Уже ничем не мог помочь ему Панкрат, растерзанный толпой. Мимо него рвались в вестибюль института все новые и новые толпы. «Низкий человек, на обезьяньих кривых ногах, в разорванном пиджаке, в разорванной манишке, сбившейся в сторону, опередил других, дорвался до Персикова и страшным ударом палки раскроил ему голову. Персиков качнулся, стал падать на бок и последним его словом было:

— Панкрат... Панкрат...

Ни в чем неповинную Марью Степановну убили и растерзали в кабинете, камеру, где потух луч, разнесли в клочья, в клочья разнесли террарии, перебив и истоптав обезумевших лягушек, раздробили стеклянные столы, раздробили рефлекторы, а через час институт пылал, возле него валялись трупы, оцепленные шеренгою вооруженных электрическими револьверами, и пожарные автомобили, насасывая воду из кранов, лили струи во все окна, из которых, гудя, длинно выбивалось пламя».

Булгаков внимательно и дотошно исследует биографию виновника трагического происшествия в республике, раскрывает причины, породившие столь тяжкие последствия великого открытия «луча жизни». Кто ж такой Рокк? «Его долго швыряло по волнам, неоднократно выплескивая то в Крыму, то в Москве, то в Туркестане, то даже во Владивостоке. Нужна была именно революция, чтобы вполне выявить Александра Семеновича. Выяснилось, что этот человек положительно велик, и, конечно, не в фойе «Грез» ему сидеть. Не вдаваясь в долгие подробности, скажем, что последний 1927 и начало 1928-го года застали Александра Семеновича в Туркестане, где он, во-первых, редактировал огромную газету, а засим, как местный член высшей хозяйственной комиссии, прославился своими изумительными работами по орошению туркестанского края. В 1928 году Рокк прибыл в Москву и получил вполне заслуженный отдых. Высшая комиссия той организации, билет которой с честью носил в кармане провинциально-старомодный человек, оценила его и назначила ему должность спокойную и почетную. Увы! Увы! На горе республике кипучий мозг Александра Семеновича не потух, в Москве Рокк столкнулся с изобретением Персикова и в номерах на Тверской «Красный Париж» родилась у Александра Семеновича идея как при помощи луча Персикова возродить в течение месяца кур в республике».

Ценная инициатива была поддержана, и таким образом Рокк приступил к выполнению неслыханного эксперимента.

Булгаков объективен к Рокку. В нем ничего нет такого, что могло бы говорить о предвзятости автора к своему герою. Нет, кажется, даже наоборот, автор стремится к тому, чтобы вызвать симпатию к нему. В Рокке много положительного. Он внимателен, заботлив, работоспособен, честно и добросовестно относится к порученному делу.
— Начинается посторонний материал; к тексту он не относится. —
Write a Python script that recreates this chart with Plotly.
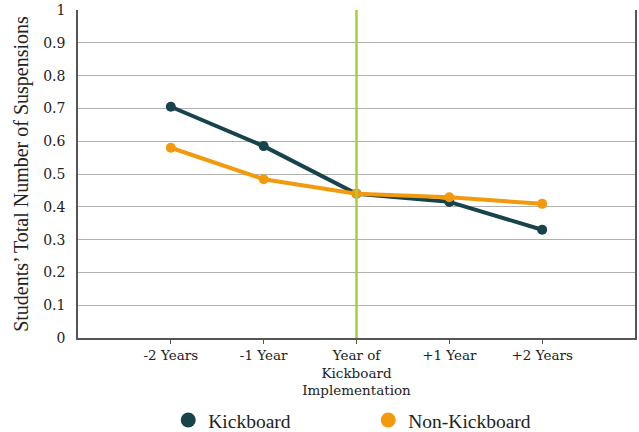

Он искренне переживает беду республики как свою личную, он, не зная отдыха, старается вывести «цыпляток». В этом он видит смысл своей жизни — быть полезным республике. Ему доставляет огромное наслаждение смотреть на яйца, в которых под действием чудесного луча профессора ему чудится зарождающаяся куриная жизнь. Нужно видеть, с какой нежностью он открывал стекла и заглядывал то сверху, то сбоку в контрольные прорезы, чтобы поверить в его неподдельный энтузиазм. Нужно было видеть, с каким негодованием и возмущением встретил он известие о том, что говорят о нем и его затее окрестные мужики («Мужики в Концовке говорили, что вы антихрист. Говорят, что ваши яйца дьявольские. Грех машиной выводить. Убить вас хотели», — говорит ему Дуня), чтобы убедиться в искренности его намерений, убедиться в том, что он весь отдается задуманному. А ведь это предупреждение. В этих яйцах мужики увидели что-то недоброе, дьявольское, а ему хоть бы что: Рокк, не способный отличить куриное яйцо от змеиного, увидел лишь желание помешать его новаторскому эксперименту. Он так поверил за бурные годы революции и гражданской войны в силу своего слова, что тут же решил собрать собрание и сказать речь мужикам. Сила его слова способна побороть темноту и невежество «медвежьего угла», думает он. Вместо того чтобы прислушаться к разговорам мужиков и сделать правильные выводы, Рокк продолжает свое дело. И в этом много комического, как и в самих обстоятельствах его назначения на пост руководителя совхоза. Флейтист Рокк взялся не за свое дело — и отсюда возникает сатирическая окраска происходящего на наших глазах. В сущности Булгаков добивается комического эффекта тем, что реальное, бытовое явление окружает фантастической атмосферой нереального, невозможного. Здесь, в «Роковых яйцах» Булгакову удалось органически соединить фантастику с реализмом. О создании такого произведения мечтал Евгений Замятин.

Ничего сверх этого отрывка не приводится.